* **SHORT PROBLEM**:
From the data that follows, copy every line holding the string "React".

* **INFORMATION SUPPLIED**:
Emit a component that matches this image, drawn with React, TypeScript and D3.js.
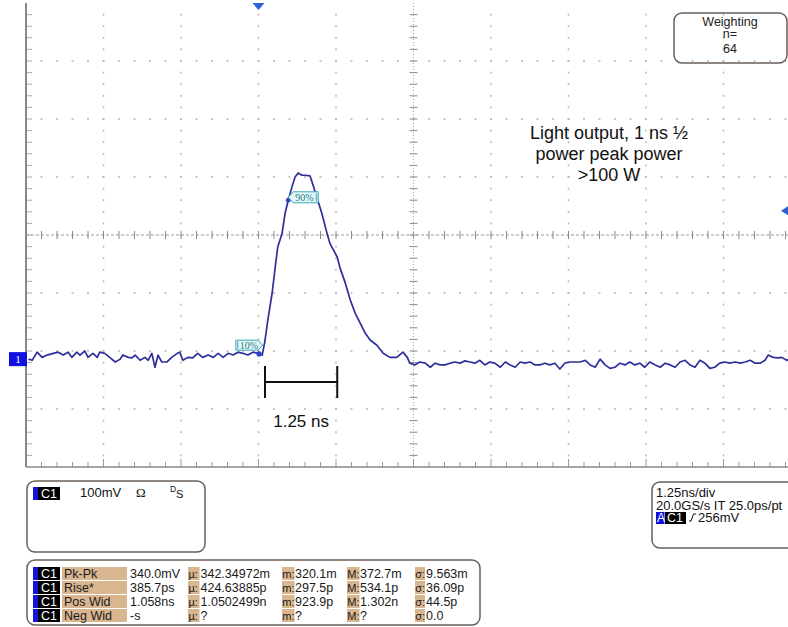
import React from 'react';
import * as d3 from 'd3';

// ---- Scope settings ----
const timePerDiv = 1.25; // ns/div
const voltsPerDiv = 100; // mV/div
const hDivs = 10;
const vDivs = 8;
const triggerDivFromLeft = 3;
const groundDivBelowCenter = 2.14;
const triggerLevelMv = 256;

// ---- Trace (time in ns relative to trigger, voltage in mV) ----
const traceTime = [
  -3.71, -3.65, -3.57, -3.49, -3.41, -3.31, -3.23, -3.15, -3.07, -3.01, -2.93, -2.88, -2.8, -2.75, -2.67, -2.6,
  -2.56, -2.48, -2.4, -2.31, -2.23, -2.19, -2.1, -2.04, -1.99, -1.91, -1.83, -1.78, -1.72, -1.67, -1.62, -1.56,
  -1.48, -1.4, -1.31, -1.27, -1.22, -1.14, -1.06, -0.98, -0.9, -0.81, -0.73, -0.65, -0.57, -0.49, -0.41, -0.33,
  -0.25, -0.17, -0.09, -0.01, 0.06, 0.1, 0.15, 0.22, 0.27, 0.31, 0.38, 0.43, 0.48, 0.54, 0.59, 0.64, 0.7, 0.75,
  0.83, 0.88, 0.94, 1.02, 1.1, 1.15, 1.27, 1.31, 1.4, 1.48, 1.56, 1.64, 1.72, 1.8, 1.91, 2.01, 2.12, 2.23, 2.33,
  2.4, 2.44, 2.52, 2.6, 2.69, 2.77, 2.85, 2.93, 3.01, 3.09, 3.17, 3.25, 3.33, 3.41, 3.49, 3.57, 3.65, 3.73, 3.81,
  3.9, 3.98, 4.06, 4.14, 4.22, 4.3, 4.38, 4.46, 4.54, 4.62, 4.7, 4.78, 4.86, 4.94, 5.02, 5.1, 5.19, 5.27, 5.35,
  5.43, 5.51, 5.59, 5.67, 5.75, 5.83, 5.91, 5.99, 6.07, 6.15, 6.23, 6.31, 6.4, 6.48, 6.56, 6.64, 6.72, 6.8, 6.88,
  6.96, 7.04, 7.12, 7.2, 7.28, 7.36, 7.44, 7.52, 7.6, 7.69, 7.77, 7.85, 7.93, 8.01, 8.09, 8.17, 8.22, 8.3, 8.38,
  8.44, 8.52, 8.6,
];
const traceMv = [
  0, -2, 12, 3, 7, 10, 12, 7, 12, 3, 12, 7, 14, 3, 10, 3,
  12, 10, 3, -5, 0, 7, 3, 2, 7, -2, 3, -2, 10, -14, 7, -5,
  -5, 3, 10, 12, -2, 3, 2, 10, 3, 7, 3, 10, 3, 10, 7, 12,
  10, 7, 12, 10, 7, 29, 67, 114, 159, 193, 217, 252, 274, 297, 314, 321, 317, 317,
  316, 300, 279, 252, 219, 200, 176, 159, 131, 102, 79, 62, 45, 33, 24, 10, 3, 3, 12,
  3, -7, -10, -5, -7, -14, -7, -10, -10, -7, -5, -7, -3, -5, -7, -2, -10, -5, -7,
  -14, -5, -10, -14, -5, -7, -5, -10, -10, -7, -10, -7, -17, -7, -5, -5, -5, -2, -10,
  -14, 0, -10, -16, -14, -7, -10, -5, -10, -7, -14, -5, -10, -14, -7, -10, -14, -5, -2,
  -10, -14, -2, -7, -16, -14, -7, -5, -7, -5, -7, -5, -2, -7, -7, -2, 7, 3, 2,
  3, -2, 2,
];

// ---- Texts ----
const weightingLines = ['Weighting', 'n=', '64'];
const annotationLines = ['Light output, 1 ns \u00BD', 'power peak power', '>100 W'];
const scaleBarLabel = '1.25 ns';
const scaleBarStart = 0.105; // ns
const scaleBarEnd = 1.27; // ns
const channelScale = '100mV';
const measLabels = ['Pk-Pk', 'Rise*', 'Pos Wid', 'Neg Wid'];
const measValues = ['340.0mV', '385.7ps', '1.058ns', '-s'];
const measMean = ['342.34972m', '424.63885p', '1.0502499n', '?'];
const measMin = ['320.1m', '297.5p', '923.9p', '?'];
const measMax = ['372.7m', '534.1p', '1.302n', '?'];
const measStd = ['9.563m', '36.09p', '44.5p', '0.0'];
const timebaseLines = ['1.25ns/div', '20.0GS/s IT 25.0ps/pt'];
const triggerLevelText = '256mV';

const SANS = "'Liberation Sans', Arial, sans-serif";
const SERIF = "'Liberation Serif', 'Times New Roman', serif";
const TAN = '#d9b590';
const BOXSTROKE = '#6a5f58';
const TRACE = '#2f2f9c';
const MARKBLUE = '#2f5fd6';

export default function App() {
  const W = 788;
  const H = 627;
  const left = 26;
  const right = 801;
  const top = 3;
  const bottom = 467;

  const x = d3
    .scaleLinear()
    .domain([-triggerDivFromLeft * timePerDiv, (hDivs - triggerDivFromLeft) * timePerDiv])
    .range([left, right]);
  const y = d3
    .scaleLinear()
    .domain([-(vDivs / 2 - groundDivBelowCenter) * voltsPerDiv, (vDivs / 2 + groundDivBelowCenter) * voltsPerDiv])
    .range([bottom, top]);

  const [t0] = x.domain();
  const [v0] = y.domain();
  const majorT = d3.range(0, hDivs + 1).map((i) => t0 + i * timePerDiv);
  const minorT = d3.range(0, hDivs * 5 + 1).map((i) => t0 + (i * timePerDiv) / 5);
  const majorV = d3.range(0, vDivs + 1).map((i) => v0 + i * voltsPerDiv);
  const minorV = d3.range(0, vDivs * 5 + 1).map((i) => v0 + (i * voltsPerDiv) / 5);
  const cx = x(t0 + (hDivs / 2) * timePerDiv);
  const cy = y(v0 + (vDivs / 2) * voltsPerDiv);

  const pts: [number, number][] = traceTime.map((t, i) => [t, traceMv[i]]);
  const line = d3
    .line<[number, number]>()
    .x((d) => x(d[0]))
    .y((d) => y(d[1]));

  const dots: JSX.Element[] = [];
  majorV.slice(1, -1).forEach((v, i) => {
    const yy = y(v);
    if (Math.abs(yy - cy) < 1) return;
    minorT.slice(1).forEach((t, j) => {
      dots.push(<rect key={`h${i}-${j}`} x={x(t) - 1} y={yy - 0.75} width={2} height={1.5} fill="#b8b8b8" />);
    });
  });
  majorT.slice(1, -1).forEach((t, i) => {
    const xx = x(t);
    if (Math.abs(xx - cx) < 1) return;
    minorV.slice(1, -1).forEach((v, j) => {
      dots.push(<rect key={`v${i}-${j}`} x={xx - 0.75} y={y(v) - 1} width={1.5} height={2} fill="#b8b8b8" />);
    });
  });

  const g0 = y(0);
  const trigX = x(0);
  const trigY = y(triggerLevelMv);

  // 10% / 90% marker anchor points
  const tip10 = [x(0.07), y(24)];
  const tip90 = [x(0.48), y(279)];
  const dot10 = [x(0.01), y(9)];
  const dot90 = [x(0.48), y(274)];

  const rowTop = (i: number) => 567 + 14 * i;

  return (
    <svg
      width={W}
      height={H}
      viewBox={`0 0 ${W} ${H}`}
      style={{ position: 'absolute', left: 0, top: 0, background: '#fff' }}
    >
      <defs>
        <clipPath id="plotClip">
          <rect x={left} y={top} width={W - left} height={bottom - top} />
        </clipPath>
      </defs>
      <rect x={0} y={0} width={W} height={H} fill="#fff" />

      {/* graticule dots */}
      <g>{dots}</g>

      {/* center horizontal line with ticks */}
      <line x1={left} x2={W} y1={cy} y2={cy} stroke="#9a9a9a" strokeWidth={1} strokeDasharray="3,2" />
      {minorT.slice(1).map((t, i) => (
        <line key={`ct${i}`} x1={x(t)} x2={x(t)} y1={cy - 4} y2={cy + 4} stroke="#8a8a8a" strokeWidth={1} />
      ))}
      {/* center vertical line with ticks */}
      <line x1={cx} x2={cx} y1={top} y2={bottom} stroke="#a8a8a8" strokeWidth={1} strokeDasharray="1,2" />
      {minorV.slice(1, -1).map((v, i) => (
        <line key={`cv${i}`} x1={cx - 4} x2={cx + 4} y1={y(v)} y2={y(v)} stroke="#8a8a8a" strokeWidth={1} />
      ))}
      {/* left edge ticks */}
      {minorV.slice(1, -1).map((v, i) => (
        <line key={`le${i}`} x1={left} x2={left + 6} y1={y(v)} y2={y(v)} stroke="#aaa" strokeWidth={1} />
      ))}
      {/* bottom edge ticks */}
      {minorT.slice(1).map((t, i) => (
        <line
          key={`be${i}`}
          x1={x(t)}
          x2={x(t)}
          y1={bottom}
          y2={bottom - (i % 5 === 4 ? 8 : 5)}
          stroke="#999"
          strokeWidth={1}
        />
      ))}
      {/* borders */}
      <line x1={left} x2={left} y1={top} y2={bottom} stroke="#888" strokeWidth={2} />
      <line x1={left} x2={W} y1={bottom} y2={bottom} stroke="#888" strokeWidth={1.5} />

      {/* trace */}
      <path d={line(pts) || ''} fill="none" stroke={TRACE} strokeWidth={1.7} strokeLinejoin="round" clipPath="url(#plotClip)" />

      {/* 10% marker */}
      <circle cx={dot10[0]} cy={dot10[1]} r={2.6} fill="#2f3fd0" />
      <path
        d={`M${tip10[0] - 27},${tip10[1] - 5} H${tip10[0] - 5} L${tip10[0]},${tip10[1]} L${tip10[0] - 5},${tip10[1] + 5} H${tip10[0] - 27} Z`}
        fill="#e4f8f8"
        stroke="#3aa4b6"
        strokeWidth={1}
      />
      <line x1={tip10[0] - 25} x2={tip10[0] - 25} y1={tip10[1] - 4} y2={tip10[1] + 4} stroke="#3aa4b6" />
      <text x={tip10[0] - 23} y={tip10[1] + 3.5} fontFamily={SERIF} fontSize={10} fill="#1f7a8a">
        10%
      </text>
      {/* 90% marker */}
      <circle cx={dot90[0]} cy={dot90[1]} r={2.4} fill="#2f3fd0" />
      <path
        d={`M${tip90[0]},${tip90[1]} L${tip90[0] + 5},${tip90[1] - 5.5} H${tip90[0] + 30} V${tip90[1] + 5.5} H${tip90[0] + 5} Z`}
        fill="#e4f8f8"
        stroke="#3aa4b6"
        strokeWidth={1}
      />
      <line x1={tip90[0] + 28} x2={tip90[0] + 28} y1={tip90[1] - 4} y2={tip90[1] + 4} stroke="#3aa4b6" />
      <text x={tip90[0] + 7} y={tip90[1] + 3.5} fontFamily={SERIF} fontSize={10} fill="#1f7a8a">
        90%
      </text>

      {/* trigger position marker (top) */}
      <polygon points={`${trigX - 6},${top} ${trigX + 6},${top} ${trigX},${top + 7}`} fill={MARKBLUE} />
      {/* trigger level marker (right) */}
      <polygon points={`${W - 7},${trigY} ${W},${trigY - 4.5} ${W},${trigY + 4.5}`} fill={MARKBLUE} />
      {/* channel 1 ground marker */}
      <rect x={9} y={g0 - 7} width={18} height={14} fill="#1010e0" />
      <text x={18} y={g0 + 4} textAnchor="middle" fontFamily={SERIF} fontSize={11} fill="#fff">
        1
      </text>

      {/* Weighting box */}
      <rect x={674} y={13} width={113} height={50} rx={8} fill="none" stroke={BOXSTROKE} strokeWidth={1.5} />
      {weightingLines.map((s, i) => (
        <text
          key={`w${i}`}
          x={730}
          y={[26, 37.5, 53][i]}
          textAnchor="middle"
          fontFamily={SANS}
          fontSize={12.5}
          fill="#222"
        >
          {s}
        </text>
      ))}

      {/* annotation */}
      {annotationLines.map((s, i) => (
        <text key={`a${i}`} x={609} y={139 + 21 * i} textAnchor="middle" fontFamily={SANS} fontSize={18} fill="#111">
          {s}
        </text>
      ))}

      {/* scale bar */}
      <g stroke="#111" strokeWidth={2}>
        <line x1={x(scaleBarStart)} x2={x(scaleBarStart)} y1={366} y2={398} />
        <line x1={x(scaleBarEnd)} x2={x(scaleBarEnd)} y1={366} y2={398} />
        <line x1={x(scaleBarStart)} x2={x(scaleBarEnd)} y1={382} y2={382} />
      </g>
      <text
        x={(x(scaleBarStart) + x(scaleBarEnd)) / 2}
        y={427}
        textAnchor="middle"
        fontFamily={SANS}
        fontSize={17}
        fill="#111"
      >
        {scaleBarLabel}
      </text>

      {/* Channel box */}
      <rect x={27} y={481} width={178} height={71} rx={8} fill="none" stroke={BOXSTROKE} strokeWidth={1.5} />
      <rect x={33} y={487} width={5} height={13} fill="#1414d8" />
      <rect x={38} y={487} width={22} height={13} fill="#000" />
      <text x={41} y={498} fontFamily={SANS} fontSize={12.5} fill="#fff">
        C1
      </text>
      <text x={80} y={497} fontFamily={SANS} fontSize={13} fill="#111">
        {channelScale}
      </text>
      <text x={136} y={497} fontFamily={SERIF} fontSize={13} fill="#111">
        Ω
      </text>
      <text x={170} y={492} fontFamily={SANS} fontSize={8.5} fill="#111">
        D
      </text>
      <text x={176} y={498} fontFamily={SANS} fontSize={11} fill="#111">
        S
      </text>

      {/* Measurement table */}
      <rect x={27} y={560} width={453} height={65} rx={8} fill="none" stroke={BOXSTROKE} strokeWidth={1.5} />
      {measLabels.map((lab, i) => {
        const t = rowTop(i);
        const b = t + 11;
        return (
          <g key={`m${i}`} fontFamily={SANS} fontSize={12.5} fill="#1a1a1a">
            <rect x={33} y={t} width={5} height={13} fill="#1414d8" />
            <rect x={38} y={t} width={22} height={13} fill="#000" />
            <text x={41} y={b} fill="#fff">
              C1
            </text>
            <rect x={62} y={t} width={65} height={13} fill={TAN} />
            <text x={64} y={b}>{lab}</text>
            <text x={130} y={b}>{measValues[i]}</text>
            <rect x={188} y={t} width={11.5} height={13} fill={TAN} />
            <text x={188.5} y={b} fontSize={11}>µ:</text>
            <text x={200.5} y={b}>{measMean[i]}</text>
            <rect x={282} y={t} width={12.5} height={13} fill={TAN} />
            <text x={282.3} y={b} fontSize={11}>m:</text>
            <text x={295} y={b}>{measMin[i]}</text>
            <rect x={347} y={t} width={12.5} height={13} fill={TAN} />
            <text x={347.3} y={b} fontSize={11}>M:</text>
            <text x={360} y={b}>{measMax[i]}</text>
            <rect x={415} y={t} width={10} height={13} fill={TAN} />
            <text x={415.3} y={b} fontSize={11}>σ:</text>
            <text x={426} y={b}>{measStd[i]}</text>
          </g>
        );
      })}

      {/* Timebase / trigger box */}
      <rect x={652} y={482} width={170} height={66} rx={8} fill="none" stroke={BOXSTROKE} strokeWidth={1.5} />
      {timebaseLines.map((s, i) => (
        <text key={`tb${i}`} x={656} y={497 + 12.5 * i} fontFamily={SANS} fontSize={13} fill="#111">
          {s}
        </text>
      ))}
      <rect x={656} y={512} width={8.5} height={12} fill="#1010e0" />
      <text x={657} y={522} fontFamily={SANS} fontSize={12} fill="#fff">
        A
      </text>
      <rect x={665} y={512} width={21} height={12} fill="#000" />
      <text x={667} y={522} fontFamily={SANS} fontSize={12.5} fill="#fff">
        C1
      </text>
      <path d="M689,521 L691,521 L693.5,514 L696,514" fill="none" stroke="#111" strokeWidth={1} />
      <text x={698} y={522} fontFamily={SANS} fontSize={13} fill="#111">
        {triggerLevelText}
      </text>
    </svg>
  );
}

* **TASK ANSWER**:
Emit a component that matches this image, drawn with React, TypeScript and D3.js.
import React from 'react';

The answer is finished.